Kritik konularda tam uzlaşı
Üçüncü aşamada, ki bu aşama yasal değişikliklerle paralel yürüyebilir. Kritik veya simgesel hususlarla sınırlı anayasa değişiklikleri sağlanabilir, uzlaşıyla. Üçüncü aşamada tam bir özgürlük ortamında hareket edecek bir kurucu konvansiyon toplanabilir ve yeni bir toplumsal sözleşmesi ve üzerine inşa edilecek yeni anayasal düzene karar verebilir.
Erdoğan ana muhalefete "sivil anayasa" çağrısı yaptı, CHP ise mevcut iktidarla yeni anayasa yapmama konusunda ısrarlı. Son tartışmalar doğrultusunda siyasilerin bu konudaki tutumlarını nasıl değerlendirirsiniz?
Bence hiç kimse ötekine parmak sallayabilecek kadar temiz ve kusursuz değil. Bu ülke sağlıklı değil, ama buradan çıkışı da ötekini kriminalize ederek sağlayamayız. Siyasal değişimin adresi öncelikle siyaset kurumu, onun bir kısmını dışarıda bırakalım dersek 27 Mayıs darbesi sonrası sürecini tekrarlamış oluruz. 27 Mayıs öncesinin sorunlarını, 14 Mayıs 1950 öncesini görmezden gelerek anlamak mümkün değil. Toplum sağlıklı değil, siyaset sağlıklı değil, ne iktidarı, ne de muhalefeti. Başka ülkelerden siyasetçi ithal edip “hadi bize toplumsal sözleşme yapın” demeyeceksek başka yolu yok. Biz buyuz, kabul edelim ve başka şekilde de yapabiliriz, 1920’de yapabildiğimiz gibi, üstelik en karanlık ve olağanüstü koşullarda başarabilmiştik.

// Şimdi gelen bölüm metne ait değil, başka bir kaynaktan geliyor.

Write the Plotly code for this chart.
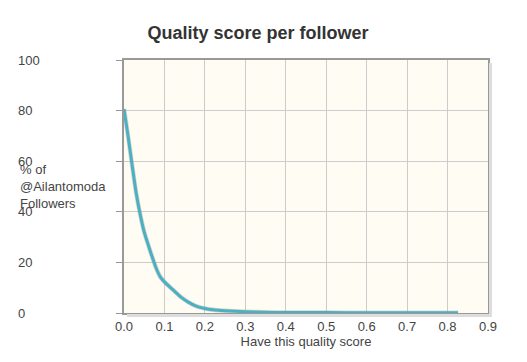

Bir arada yaşayabilme meselesi
Yani demem o ki, anayasal düzen meselesi ulusal kaderle ilgili ve konjonktürel “iyi-kötü” değerlendirmelerinin üstünde. Güven ve barış içinde nasıl bir arada yaşayabiliriz? Sorusuna odaklanmak zorunda. Bu yüzden tabii ki bu toprakların ötekisi olarak bellediğimiz, düşman olarak gördüğümüz kesitlerle oturup konuşmak zorundayız. Onlarla konuşmadan barış mümkün değil ki. Aksi takdirde kendinize göre steril ve ideal bir anayasal düzen yaratırsınız ve aynı örüntü içinde bir elli yıl daha kaybedersiniz.
Sistem tartışmalarını nasıl değerlendiriyorsunuz? Cumhurbaşkanlığı başkanlık sistemi korunmalı mı, parlamenter sisteme dönüş mü sağlanmalı?

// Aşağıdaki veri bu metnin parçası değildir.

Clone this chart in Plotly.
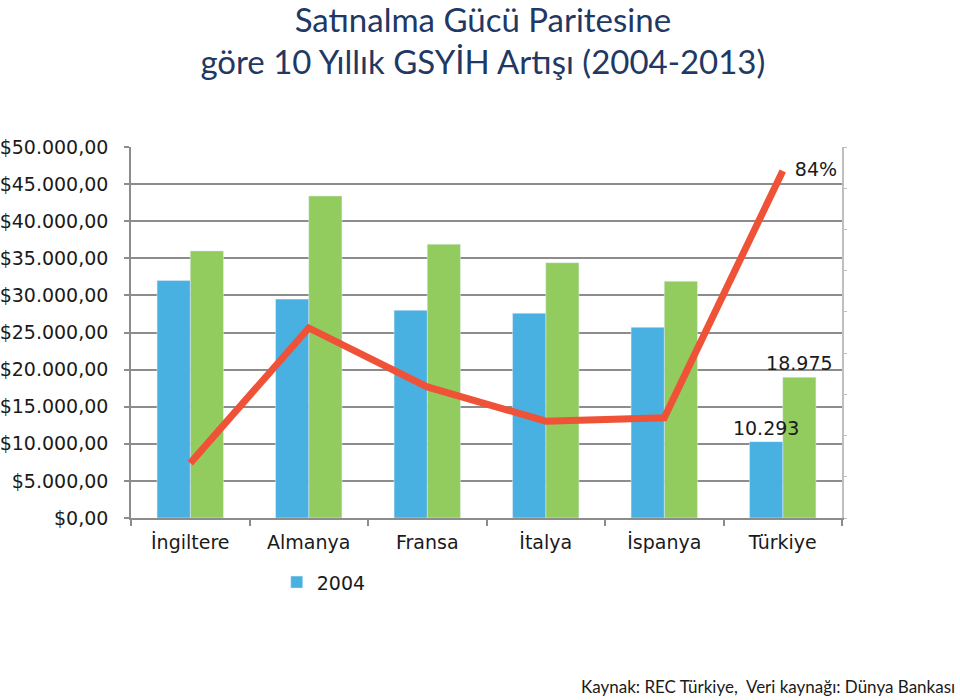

Bu tartışmalar bence ikincil. Birincil olan, anayasal düzenin nasıl inşa edildiği, yani sürecin özgürlükçü ve demokratik olup olmadığı. Yine anayasal düzenin nasıl kurgulandığı, yani iktidarın rasyonelleştirilmesi, denge ve denetimin sağlanması, yatay ve dikey erkler ayrılığının sağlanması, parlamentonun güçlü ve merkezi bir konuma gelmesi. Bunlar sağlandıktan sonra, gerisi artık halledilebilir.

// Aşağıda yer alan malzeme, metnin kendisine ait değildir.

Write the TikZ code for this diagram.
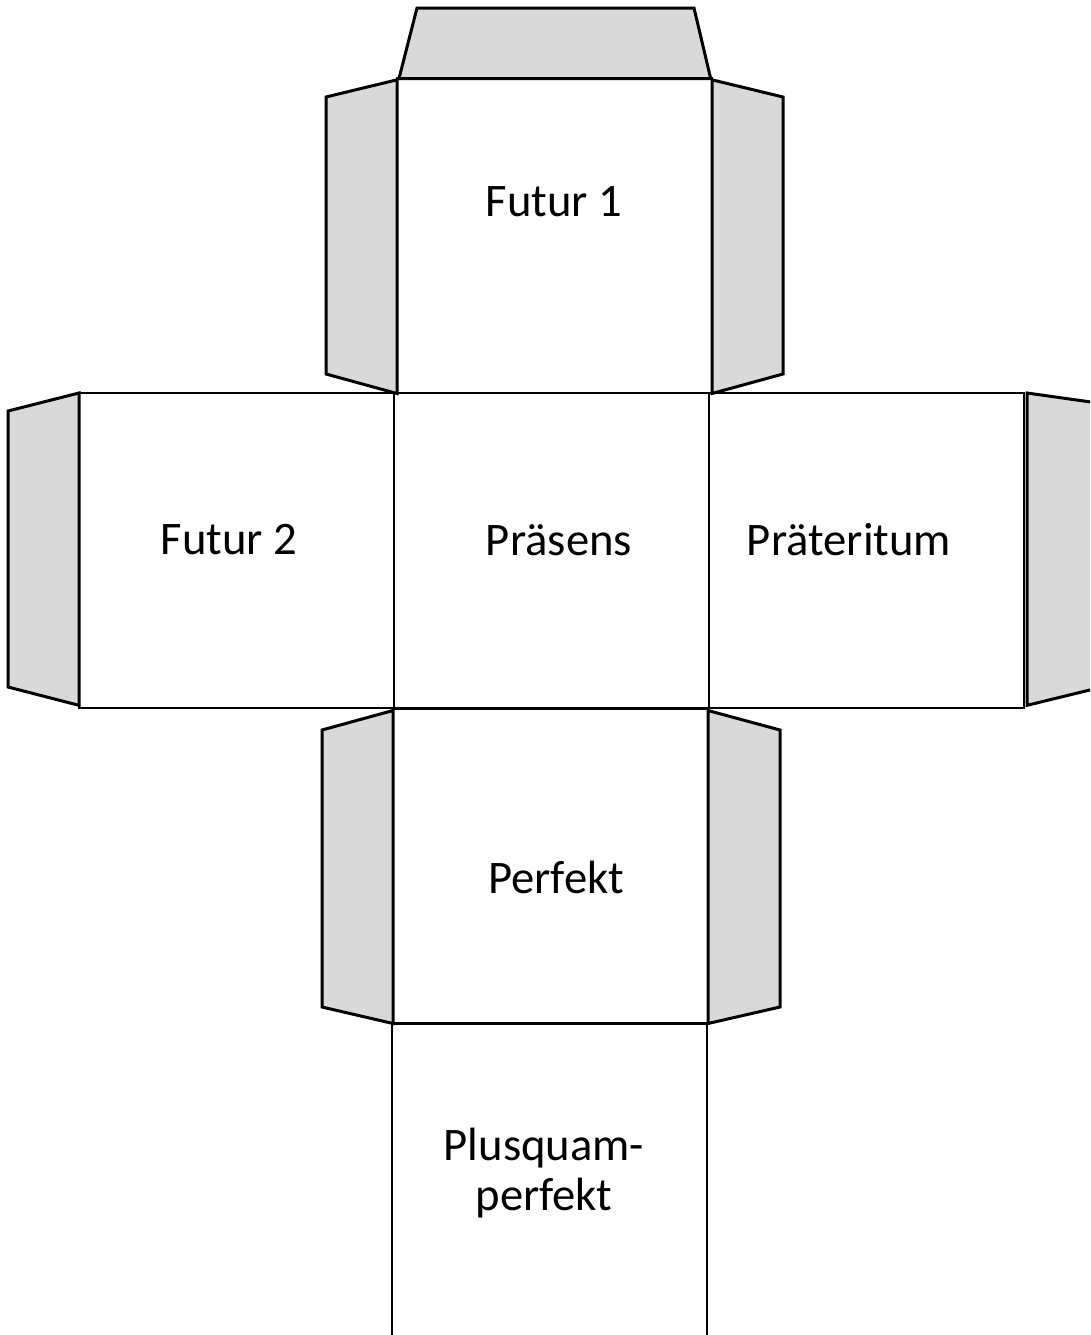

Hukukun tartışmalarının bu kadar gündem olması bugün her kesimin anayasa tartışması hangi fırsatları ve riskleri barındırıyor? Hukukçulara siyasilere fazlasıyla görev düşüyor peki toplum sürecin neresinde?
Bence hala insanların bu topraklarda birlikte yaşamaktan vazgeçmediğinin ifadesi bu. Bu nedenle de bu fırsatı biri bu defa heba etmeyelim derim. Çünkü hukuk da konuşulmayacaksa, artık “biz” olmaya dair inancımız kalmamıştır demektir. Bunun sonuçlarını düşünmek dahi istemem.
Toplum şu an çok edilgen ve sadece varlığını sürdürmeye, hayatta kalmaya, dolayısıyla günü kurtarmaya odaklanmış görünüyor, yani duygusal kalelere kapanmış, ötekisiyle iletişimini kesmiş, savaş halinde sanki. Bu hal çok sorunlu bir hal kanımca. Toplumun kurucu anlamda aktifleşebilmesi, onun kalelerinden veya gettolarından çıkmasını sağlayabilecek güven ortamının sağlanmasına bağlı. Bu da siyaset kurumuna düşen bir sorumluluk.